I'M A huge fan of the quiet weekend – when no plan is the plan and you fully intend to spend the whole day pottering. On the flip side, not being busy, needed and in-demand can be sad and frightening. So, how to tell whether you need downtime or to get out and be sociable?
:: Recognise where you're at
The first step is to acknowledge what you are at – with zero guilt – and don't be tempted to compare. If life's been mega busy and you would give anything for a break, then that's where you're at. If life's been really slow and boring, your love life and plans have dried up and you're feeling rubbish about that, then that's where you're at.
It's not about whose grass is greenest, or who's got it hardest, or justifying your needs by how they compare to others. "No one is immune from struggle, it's often just the nature of that struggle that is different," says psychologist and health coach Suzy Reading (suzyreading.co.uk), whose debut book, The Self-Care Revolution, is published next month.
Social media, of course, feeds those self-comparison habits. But Andy Cope, co-author of the new Happiness: Your Route Map To Inner Joy, points out that we "know social media's not real".
"Stop comparing yourself with others; compare yourself with yourself – how could you feel a bit better or happier than you did yesterday?" he advises.
:: All about the context
If quiet weekends have lost their joy then some reframing might help. Of course, sometimes life is tough, with periods of loneliness, health battles or changes in circumstances, and there's no short-cut to getting out. But if it's just a question of struggling to fill weekends, Andy says sometimes we all need to step out of our comfort zone.
"If you haven't got a partner or family, then weekends can be a bit of a drag. You do need to force yourself sometimes, go and make yourself do things."
A decade spent researching positive psychology and happiness has taught him a few things. Andy points out that, as humans, we need meaningful connections with other humans – but, remember, social media connections are not the same.
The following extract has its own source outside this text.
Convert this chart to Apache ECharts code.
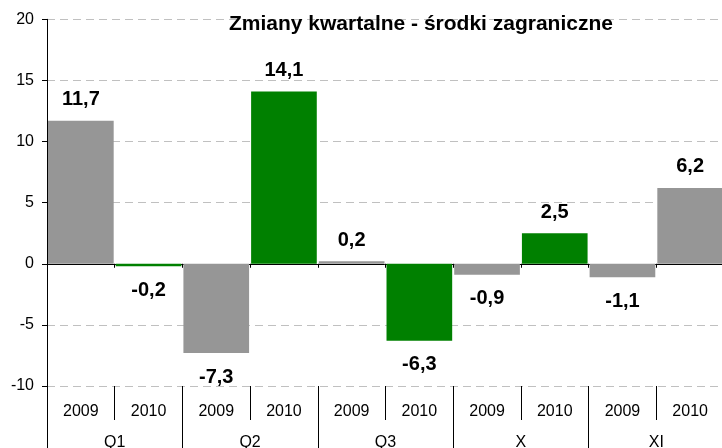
<!DOCTYPE html>
<html>
<head>
<meta charset="utf-8">
<script src="https://cdn.jsdelivr.net/npm/echarts@6/dist/echarts.min.js"></script>
<style>
html,body{margin:0;padding:0;background:#fff;}
#chart{width:722px;height:448px;}
</style>
</head>
<body>
<div id="chart"></div>
<script>
const titleText = 'Zmiany kwartalne - środki zagraniczne';
const years = ['2009','2010','2009','2010','2009','2010','2009','2010','2009','2010'];
const groups = ['Q1','Q2','Q3','X','XI'];
const values = [11.7, -0.2, -7.3, 14.1, 0.2, -6.3, -0.9, 2.5, -1.1, 6.2];
const barColors = ['#969696','#008000','#969696','#008000','#969696','#008000','#969696','#008000','#969696','#969696'];
const yMin = -10, yMax = 20, yStep = 5;

const FONT = '"Liberation Sans", Arial, sans-serif';
const chart = echarts.init(document.getElementById('chart'), null, {renderer:'canvas'});

const seriesData = values.map((v, i) => ({
  value: v,
  itemStyle: { color: barColors[i] },
  label: v < 0 ? { position: 'bottom', distance: 14 } : { position: 'top', distance: 11 }
}));

chart.setOption({
  animation: false,
  backgroundColor: '#fff',
  textStyle: { fontFamily: FONT },
  title: {
    text: titleText,
    left: 224, top: 9,
    textStyle: { fontSize: 21, fontWeight: 'bold', color: '#000', fontFamily: FONT }
  },
  grid: { left: 47, right: -2, top: 19.3, bottom: 62, containLabel: false, outerBoundsMode: 'none' },
  xAxis: [
    {
      type: 'category', data: years, position: 'bottom',
      axisLine: { show: true, onZero: true, lineStyle: { color: '#000', width: 1 } },
      axisTick: { show: true, length: 4, interval: 0, lineStyle: { color: '#000' } },
      axisLabel: { show: false },
      splitLine: { show: false }
    },
    {
      type: 'category', data: years, position: 'bottom',
      axisLine: { show: false, onZero: false },
      axisTick: { show: true, length: 34, interval: 0, lineStyle: { color: '#000' } },
      axisLabel: { show: true, interval: 0, margin: 18, fontSize: 16, color: '#000', fontFamily: FONT },
      splitLine: { show: false }
    },
    {
      type: 'category', data: groups, position: 'bottom',
      axisLine: { show: false, onZero: false },
      axisTick: { show: true, length: 64, interval: 0, lineStyle: { color: '#000' } },
      axisLabel: { show: true, interval: 0, margin: 49, fontSize: 16, color: '#000', fontFamily: FONT },
      splitLine: { show: false }
    }
  ],
  yAxis: {
    type: 'value', min: yMin, max: yMax, interval: yStep,
    axisLine: { show: true, lineStyle: { color: '#000' } },
    axisTick: { show: true, length: 5, lineStyle: { color: '#000' } },
    axisLabel: { fontSize: 16, color: '#000', margin: 13, fontFamily: FONT },
    splitLine: { show: true, lineStyle: { color: '#c0c0c0', type: [8, 5], width: 1 } }
  },
  series: [{
    type: 'bar',
    xAxisIndex: 0,
    data: seriesData,
    barCategoryGap: '3%',
    label: {
      show: true,
      fontSize: 20, fontWeight: 'bold', color: '#000', fontFamily: FONT,
      formatter: p => String(p.value).replace('.', ',')
    }
  }]
});
</script>
</body>
</html>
Don't add too much pressure and be kind to yourself – putting yourself out there can be daunting – but taking a few small positive actions will help transform how your approach.
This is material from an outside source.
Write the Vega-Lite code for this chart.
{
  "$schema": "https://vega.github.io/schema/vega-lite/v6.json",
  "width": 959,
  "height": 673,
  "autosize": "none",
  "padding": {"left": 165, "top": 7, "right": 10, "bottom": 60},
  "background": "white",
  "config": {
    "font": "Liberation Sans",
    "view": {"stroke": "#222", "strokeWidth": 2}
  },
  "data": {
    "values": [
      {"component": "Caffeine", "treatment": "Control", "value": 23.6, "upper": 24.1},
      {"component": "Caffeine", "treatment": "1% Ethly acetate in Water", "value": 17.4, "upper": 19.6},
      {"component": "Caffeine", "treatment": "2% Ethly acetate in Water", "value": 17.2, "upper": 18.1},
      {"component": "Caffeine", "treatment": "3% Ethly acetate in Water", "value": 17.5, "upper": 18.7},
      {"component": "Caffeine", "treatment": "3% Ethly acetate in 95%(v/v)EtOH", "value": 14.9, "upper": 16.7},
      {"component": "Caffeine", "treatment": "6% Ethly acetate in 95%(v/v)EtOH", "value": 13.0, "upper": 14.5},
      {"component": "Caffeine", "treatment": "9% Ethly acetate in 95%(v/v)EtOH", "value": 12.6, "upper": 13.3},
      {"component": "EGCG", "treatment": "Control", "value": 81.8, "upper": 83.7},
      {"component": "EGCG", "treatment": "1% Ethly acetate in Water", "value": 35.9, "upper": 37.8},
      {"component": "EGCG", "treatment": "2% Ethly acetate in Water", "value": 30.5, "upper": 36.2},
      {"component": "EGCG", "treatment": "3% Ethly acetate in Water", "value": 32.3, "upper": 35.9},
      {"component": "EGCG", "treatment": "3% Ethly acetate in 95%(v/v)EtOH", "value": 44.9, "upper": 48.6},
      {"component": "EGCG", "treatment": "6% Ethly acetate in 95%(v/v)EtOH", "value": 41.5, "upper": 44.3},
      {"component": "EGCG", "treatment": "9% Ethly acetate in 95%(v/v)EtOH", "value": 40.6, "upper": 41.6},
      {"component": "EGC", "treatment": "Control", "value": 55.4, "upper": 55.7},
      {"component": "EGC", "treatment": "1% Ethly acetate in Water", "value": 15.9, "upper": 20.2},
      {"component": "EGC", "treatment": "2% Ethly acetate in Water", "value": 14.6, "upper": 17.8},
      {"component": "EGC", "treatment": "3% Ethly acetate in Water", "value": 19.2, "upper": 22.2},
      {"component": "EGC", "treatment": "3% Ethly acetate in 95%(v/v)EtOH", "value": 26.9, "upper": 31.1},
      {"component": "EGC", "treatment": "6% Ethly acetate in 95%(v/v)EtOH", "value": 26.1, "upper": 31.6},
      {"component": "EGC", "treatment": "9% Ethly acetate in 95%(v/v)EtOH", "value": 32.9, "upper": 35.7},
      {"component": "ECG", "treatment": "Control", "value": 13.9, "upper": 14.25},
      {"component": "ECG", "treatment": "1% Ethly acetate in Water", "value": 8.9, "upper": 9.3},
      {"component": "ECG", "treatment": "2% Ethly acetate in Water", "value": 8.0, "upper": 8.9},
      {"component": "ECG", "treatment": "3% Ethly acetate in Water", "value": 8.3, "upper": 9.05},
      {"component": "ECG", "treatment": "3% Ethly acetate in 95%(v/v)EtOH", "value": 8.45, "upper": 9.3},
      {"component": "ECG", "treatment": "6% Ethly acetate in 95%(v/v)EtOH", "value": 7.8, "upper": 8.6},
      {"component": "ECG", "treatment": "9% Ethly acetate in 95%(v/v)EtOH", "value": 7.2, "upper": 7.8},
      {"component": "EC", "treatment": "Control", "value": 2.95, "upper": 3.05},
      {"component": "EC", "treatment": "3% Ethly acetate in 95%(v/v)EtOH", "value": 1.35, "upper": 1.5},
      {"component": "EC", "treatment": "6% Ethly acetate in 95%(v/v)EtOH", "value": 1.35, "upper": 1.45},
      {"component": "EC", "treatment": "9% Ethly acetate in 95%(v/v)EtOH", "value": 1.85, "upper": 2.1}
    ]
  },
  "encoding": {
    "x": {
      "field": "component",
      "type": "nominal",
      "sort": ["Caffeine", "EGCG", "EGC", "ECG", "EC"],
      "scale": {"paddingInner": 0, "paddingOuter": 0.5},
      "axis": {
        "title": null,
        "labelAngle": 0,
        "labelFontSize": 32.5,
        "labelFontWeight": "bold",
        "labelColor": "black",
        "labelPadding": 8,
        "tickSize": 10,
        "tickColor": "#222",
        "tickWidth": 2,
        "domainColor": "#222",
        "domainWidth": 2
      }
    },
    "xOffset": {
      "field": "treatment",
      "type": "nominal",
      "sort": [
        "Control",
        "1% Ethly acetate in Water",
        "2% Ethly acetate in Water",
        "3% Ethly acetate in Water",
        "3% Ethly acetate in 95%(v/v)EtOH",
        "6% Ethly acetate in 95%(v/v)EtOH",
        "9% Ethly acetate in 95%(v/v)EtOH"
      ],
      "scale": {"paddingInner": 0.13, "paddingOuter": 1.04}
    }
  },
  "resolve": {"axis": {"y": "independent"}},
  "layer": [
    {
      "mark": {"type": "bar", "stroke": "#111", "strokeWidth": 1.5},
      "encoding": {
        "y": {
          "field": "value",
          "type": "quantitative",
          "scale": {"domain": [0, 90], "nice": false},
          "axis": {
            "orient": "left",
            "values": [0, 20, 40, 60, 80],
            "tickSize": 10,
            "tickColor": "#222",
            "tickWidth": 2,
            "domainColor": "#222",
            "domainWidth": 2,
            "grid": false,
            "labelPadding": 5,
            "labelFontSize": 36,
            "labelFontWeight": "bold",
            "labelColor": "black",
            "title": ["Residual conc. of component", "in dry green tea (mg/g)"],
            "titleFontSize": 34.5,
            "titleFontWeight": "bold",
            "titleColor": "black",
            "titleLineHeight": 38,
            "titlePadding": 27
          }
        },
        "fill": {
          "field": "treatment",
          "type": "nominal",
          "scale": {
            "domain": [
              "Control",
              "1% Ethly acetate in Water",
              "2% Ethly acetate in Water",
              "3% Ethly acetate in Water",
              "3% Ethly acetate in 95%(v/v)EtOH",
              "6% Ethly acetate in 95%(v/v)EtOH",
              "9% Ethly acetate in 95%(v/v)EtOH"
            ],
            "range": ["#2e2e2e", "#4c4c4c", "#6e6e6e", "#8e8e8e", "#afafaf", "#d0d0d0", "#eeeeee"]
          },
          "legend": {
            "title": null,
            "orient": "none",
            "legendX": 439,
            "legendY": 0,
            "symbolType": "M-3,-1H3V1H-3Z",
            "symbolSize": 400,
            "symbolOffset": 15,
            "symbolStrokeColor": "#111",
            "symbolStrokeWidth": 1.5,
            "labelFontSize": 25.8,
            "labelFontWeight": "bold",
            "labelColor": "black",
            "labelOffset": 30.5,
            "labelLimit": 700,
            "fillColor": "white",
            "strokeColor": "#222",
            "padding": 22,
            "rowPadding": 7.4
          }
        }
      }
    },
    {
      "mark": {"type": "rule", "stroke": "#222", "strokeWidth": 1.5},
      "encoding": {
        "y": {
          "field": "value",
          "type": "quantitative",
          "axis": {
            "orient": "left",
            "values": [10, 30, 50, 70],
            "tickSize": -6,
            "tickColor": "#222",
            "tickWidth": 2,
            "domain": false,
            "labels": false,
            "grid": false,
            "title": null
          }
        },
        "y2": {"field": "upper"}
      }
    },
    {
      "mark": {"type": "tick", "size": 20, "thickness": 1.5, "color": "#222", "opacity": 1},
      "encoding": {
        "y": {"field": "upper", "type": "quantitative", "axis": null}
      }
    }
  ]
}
"If another quiet weekend fills you with dread, get proactive on using that time for something you find uplifting," suggests Suzy. "Make plans you're excited about. Use the solo time to devour podcasts, music, creative pursuits, or take an online course and expand your mind."
:: The self-care factor
"The art is in the mindful choosing of how we fill our time and the lens through which we view our circumstances. It's about identifying how we are feeling and using this time as our self-care," adds Suzy. "A quiet weekend at home can be delicious, especially when life is usually full and weekends are often spent rushing from one engagement to the next. Equally, we can fritter away a quiet weekend unless we put a ring on that time, check in with how we are feeling and mindfully choose what we do."
Jayne Hardy, founder of The Blurt Foundation (blurtitout.org), a social enterprise dedicated to helping people affected by depression, adds: "The pauses in life, the natural ebb and flow which allows our brains and bodies to set about their natural rhythm of renewal, have become much harder to factor in because we're juggling so many balls.
"It's self-care that allows us to keep juggling those balls effectively and with longevity. It's self-care that increases our sense of ownership of who we are, and which ultimately leads us to feel as fulfilled as possible."